Python Spark Quickstart
Description

This program just counts the number of lines containing ‘a’ and the number containing ‘b’ in a text file.
Prerequisites
- Python
- Spark
In spark make
spark/my-examples
i.e.:
.
├── bin
├── conf
├── data
├── examples
├── jars
├── kubernetes
├── LICENSE
├── licenses
├── logs
├── my-examples
├── NOTICE
├── python
├── R
├── README.md
├── RELEASE
├── sbin
└── yarn
Go to spark/my-examples and create:
python-spark-quickstart.py
"""python-spark-quickstart"""
from pyspark.sql import SparkSession
# Should be some file on your system
# logFile = "YOUR_SPARK_HOME/README.md"
# Our case
logFile = "/opt/spark/README.md"
spark = SparkSession.builder.appName("python-spark-quickstart").getOrCreate()
logData = spark.read.text(logFile).cache()
numAs = logData.filter(logData.value.contains('a')).count()
numBs = logData.filter(logData.value.contains('b')).count()

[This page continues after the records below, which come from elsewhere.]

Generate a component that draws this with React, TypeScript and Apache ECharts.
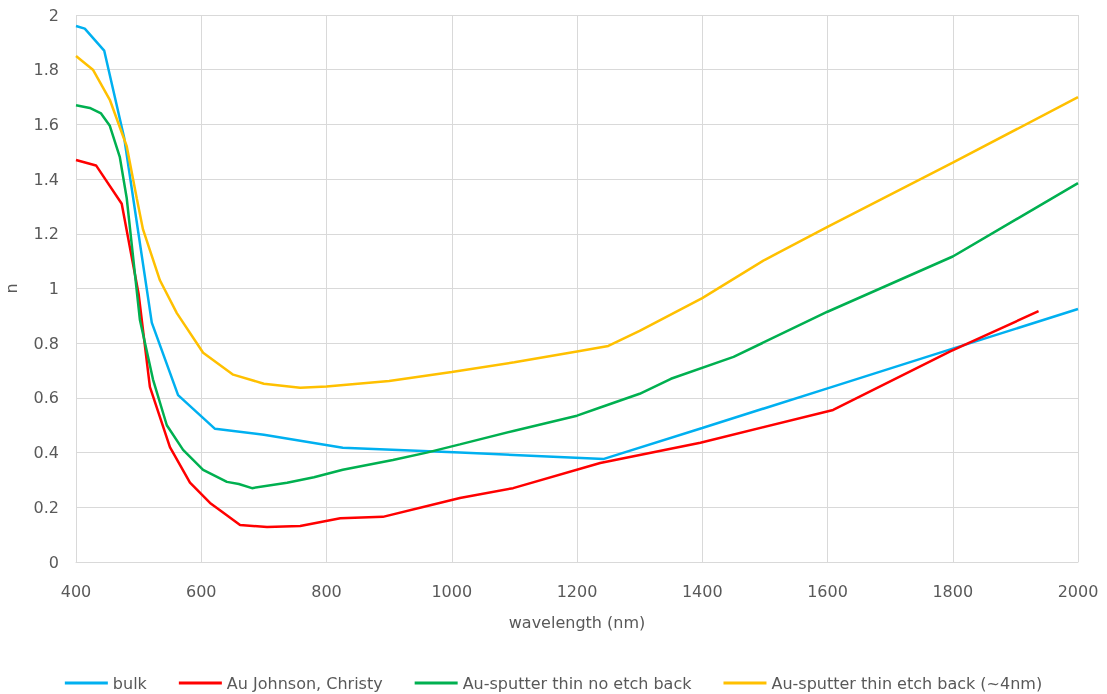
import React, { useEffect, useRef } from "react";
import * as echarts from "echarts";

const xTicks = [400, 600, 800, 1000, 1200, 1400, 1600, 1800, 2000];
const yTicks = [0, 0.2, 0.4, 0.6, 0.8, 1, 1.2, 1.4, 1.6, 1.8, 2];

const bulkWl = [400, 414, 445, 477, 521, 563, 622, 700, 826, 1013, 1243, 1400, 1600, 1800, 2000];
const bulkN = [1.96, 1.95, 1.87, 1.55, 0.875, 0.61, 0.487, 0.465, 0.418, 0.4, 0.377, 0.49, 0.635, 0.78, 0.925];

const jcWl = [400, 432, 473, 500, 518, 550, 582, 614, 662, 705, 758, 822, 890, 1013, 1098, 1237, 1397, 1609, 1796, 1937];
const jcN = [1.47, 1.45, 1.31, 0.98, 0.64, 0.42, 0.29, 0.216, 0.135, 0.128, 0.132, 0.16, 0.165, 0.234, 0.27, 0.362, 0.436, 0.556, 0.77, 0.917];

const noEtchWl = [400, 422, 440, 454, 470, 481, 502, 523, 545, 571, 603, 641, 660, 681, 737, 780, 826, 906, 960, 1013, 1100, 1200, 1237, 1300, 1350, 1450, 1600, 1800, 2000];
const noEtchN = [1.67, 1.66, 1.64, 1.595, 1.48, 1.33, 0.886, 0.667, 0.5, 0.41, 0.337, 0.293, 0.285, 0.27, 0.29, 0.31, 0.337, 0.373, 0.4, 0.43, 0.48, 0.535, 0.565, 0.615, 0.67, 0.75, 0.915, 1.117, 1.385];

const etchWl = [400, 427, 454, 481, 497, 507, 534, 561, 603, 651, 700, 758, 800, 900, 1000, 1100, 1200, 1250, 1300, 1400, 1500, 1600, 1800, 2000];
const etchN = [1.85, 1.8, 1.69, 1.52, 1.33, 1.216, 1.03, 0.91, 0.765, 0.685, 0.652, 0.637, 0.642, 0.662, 0.695, 0.73, 0.77, 0.79, 0.845, 0.965, 1.105, 1.225, 1.46, 1.70];

const names = ["bulk", "Au Johnson, Christy", "Au-sputter thin no etch back", "Au-sputter thin etch back (~4nm)"];
const colors = ["#00B0F0", "#FF0000", "#00B050", "#FFC000"];

const zip = (a: number[], b: number[]) => a.map((v, i) => [v, b[i]]);

export default function App() {
  const ref = useRef<HTMLDivElement>(null);
  useEffect(() => {
    if (!ref.current) return;
    const chart = echarts.init(ref.current, undefined, { renderer: "svg" });
    const font = "'DejaVu Sans', sans-serif";
    const grey = "#595959";
    const data = [zip(bulkWl, bulkN), zip(jcWl, jcN), zip(noEtchWl, noEtchN), zip(etchWl, etchN)];
    chart.setOption({
      animation: false,
      textStyle: { fontFamily: font },
      grid: { left: 76, right: 29, top: 15, bottom: 132, containLabel: false, outerBoundsMode: "none" },
      legend: {
        top: 670,
        left: "center",
        icon: "rect",
        itemWidth: 43,
        itemHeight: 3,
        itemGap: 32,
        textStyle: { color: grey, fontSize: 16, fontFamily: font },
        data: names,
      },
      xAxis: {
        type: "value",
        min: xTicks[0],
        max: xTicks[xTicks.length - 1],
        interval: 200,
        name: "wavelength (nm)",
        nameLocation: "middle",
        nameGap: 52,
        nameTextStyle: { color: grey, fontSize: 16, fontFamily: font },
        axisLine: { lineStyle: { color: "#d9d9d9" } },
        axisTick: { show: false },
        axisLabel: { color: grey, fontSize: 16, margin: 21, fontFamily: font, formatter: (v: number) => String(v) },
        splitLine: { show: true, lineStyle: { color: "#d9d9d9", width: 1 } },
      },
      yAxis: {
        type: "value",
        min: yTicks[0],
        max: yTicks[yTicks.length - 1],
        interval: 0.2,
        name: "n",
        nameLocation: "middle",
        nameGap: 57,
        nameRotate: 90,
        nameTextStyle: { color: grey, fontSize: 16, fontFamily: font },
        axisLine: { show: false },
        axisTick: { show: false },
        axisLabel: {
          color: grey,
          fontSize: 16,
          margin: 17,
          fontFamily: font,
          formatter: (v: number) => String(Math.round(v * 10) / 10),
        },
        splitLine: { show: true, lineStyle: { color: "#d9d9d9", width: 1 } },
      },
      series: names.map((n, i) => ({
        name: n,
        type: "line",
        data: data[i],
        showSymbol: false,
        symbol: "none",
        lineStyle: { color: colors[i], width: 2.5 },
        itemStyle: { color: colors[i] },
      })),
    });
    return () => chart.dispose();
  }, []);
  return <div ref={ref} style={{ position: "fixed", left: 0, top: 0, width: 1107, height: 694 }} />;
}
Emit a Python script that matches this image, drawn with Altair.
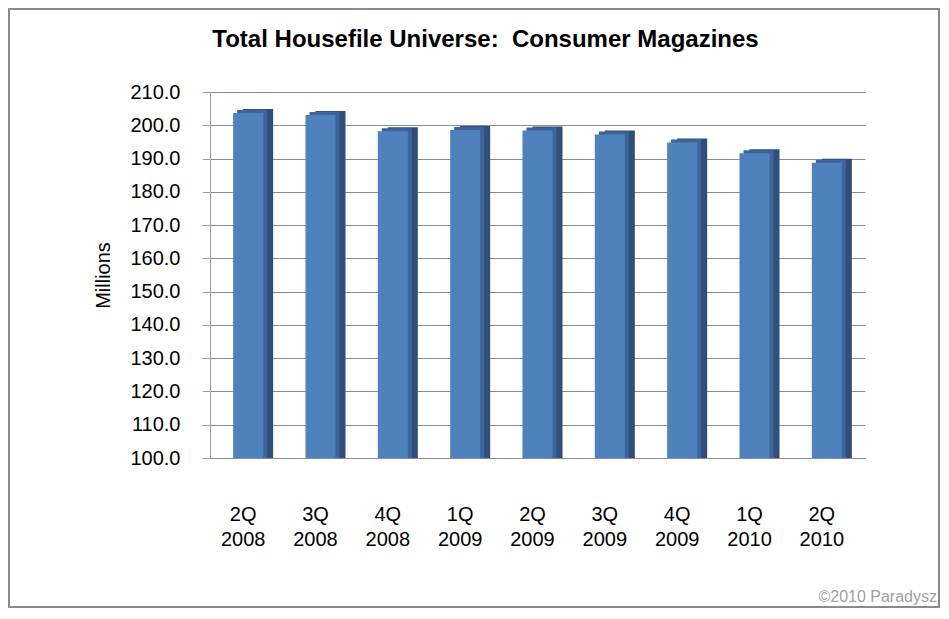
import altair as alt
import pandas as pd

# ---- data ----
quarters = ["2Q 2008", "3Q 2008", "4Q 2008", "1Q 2009", "2Q 2009",
            "3Q 2009", "4Q 2009", "1Q 2010", "2Q 2010"]
values = [203.7, 203.1, 198.2, 198.6, 198.4, 197.2, 194.8, 191.6, 188.7]
y_ticks = [100, 110, 120, 130, 140, 150, 160, 170, 180, 190, 200, 210]
title_text = "Total Housefile Universe:\u00a0 Consumer Magazines"
credit = ["\u00a92010 Paradysz"]

df = pd.DataFrame({"quarter": quarters, "value": values})

W, H = 655, 366
PL, PT, PR, PB = 202, 84, 75, 150
FONT = "Liberation Sans"

x_enc = alt.X(
    "quarter:N", sort=quarters,
    scale=alt.Scale(paddingInner=0.585, paddingOuter=0.32),
    axis=alt.Axis(labelExpr="split(datum.label, ' ')", labelAngle=0, ticks=False,
                  domain=False, labelFontSize=20, labelPadding=46, labelOffset=-5,
                  labelColor="#000000", labelLineHeight=25, title=None, grid=False),
)
y_enc = alt.Y(
    "value:Q",
    scale=alt.Scale(domain=[100, 210], nice=False, zero=False),
    axis=alt.Axis(values=y_ticks, format=".1f", title="Millions",
                  titleFontSize=20, titleFontWeight="normal", titleColor="#000000",
                  titlePadding=16, labelFontSize=20, labelColor="#000000",
                  labelPadding=22, tickSize=8, tickColor="#9a9a9a",
                  domainColor="#9a9a9a", grid=True, gridColor="#8c8c8c",
                  gridWidth=1),
)

base = alt.Chart(df).encode(x=x_enc, y=y_enc, y2=alt.datum(100))

side = base.mark_bar(color="#2f4f7a", xOffset=10, yOffset=-4)
top = base.mark_bar(color="#3d659b", xOffset=4, yOffset=-3)
front = base.mark_bar(color="#4f81bd")

credit_text = alt.Chart(pd.DataFrame({"t": credit})).mark_text(
    align="right", baseline="middle", fontSize=16, color="#a0a0a0", font=FONT
).encode(text="t:N", x=alt.value(W + 72), y=alt.value(H + 139))

border = alt.Chart(pd.DataFrame({"a": [0]})).mark_rect(
    fill=None, stroke="#8a8a8a", strokeWidth=2
).encode(x=alt.value(-PL + 1), x2=alt.value(W + PR - 1),
         y=alt.value(-PT + 1), y2=alt.value(H + PB - 1))

chart = alt.layer(border, side, top, front, credit_text).properties(
    width=W, height=H,
    title=alt.TitleParams(title_text, fontSize=24, fontWeight="bold", font=FONT,
                          color="#000000", anchor="middle", frame="group",
                          dx=-52, offset=-44),
    padding={"left": PL, "top": PT, "right": PR, "bottom": PB},
    autosize=alt.AutoSizeParams(type="none"),
).configure(font=FONT).configure_view(stroke=None).configure_axis(
    labelFont=FONT, titleFont=FONT
)

chart.save("out.html", embed_options={"renderer": "svg", "actions": False})
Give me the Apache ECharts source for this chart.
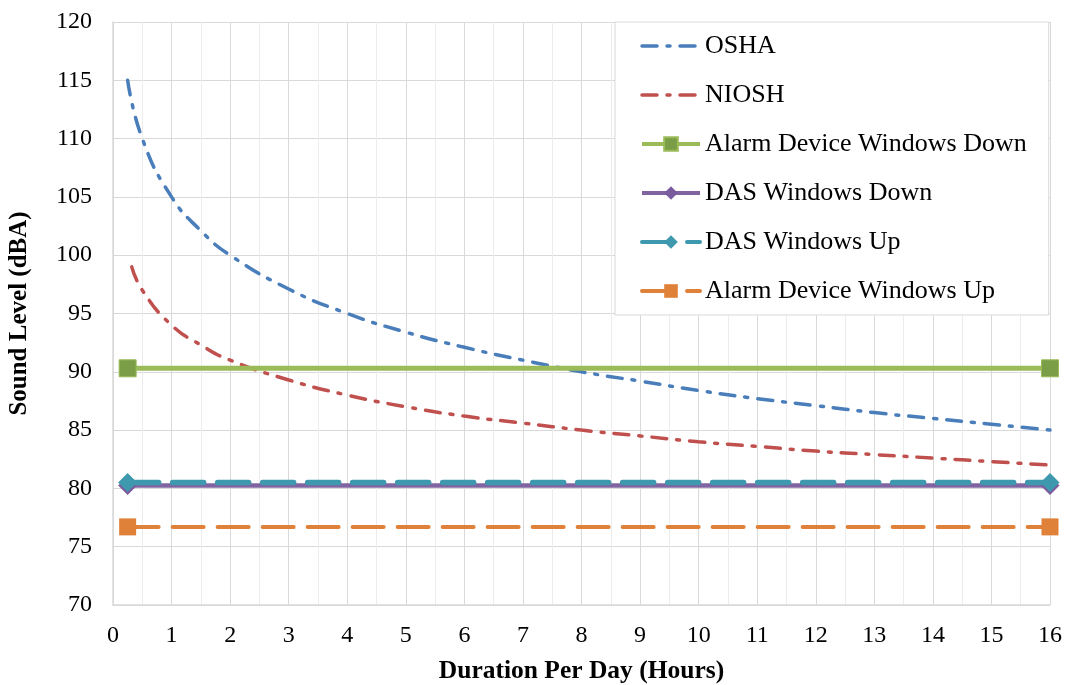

print("Lines with a: %i, lines with b: %i" % (numAs, numBs))
spark.stop()
Run
# go to spark and do:
./bin/spark-submit --master local[4] ./my-examples/python-spark-quickstart.py
local[4] represents the number of cores that will be assigned to the spark-submit process.
Output
25/02/21 16:56:26 INFO SparkContext: Running Spark version 3.5.4
25/02/21 16:56:26 INFO SparkContext: OS info Linux, 6.8.0-52-generic, amd64
25/02/21 16:56:26 INFO SparkContext: Java version 11.0.26
...
...
25/02/21 16:56:29 INFO DAGScheduler: Job 4 finished: count at NativeMethodAccessorImpl.java:0, took 0.011863 s
Lines with a: 72, lines with b: 39
...
...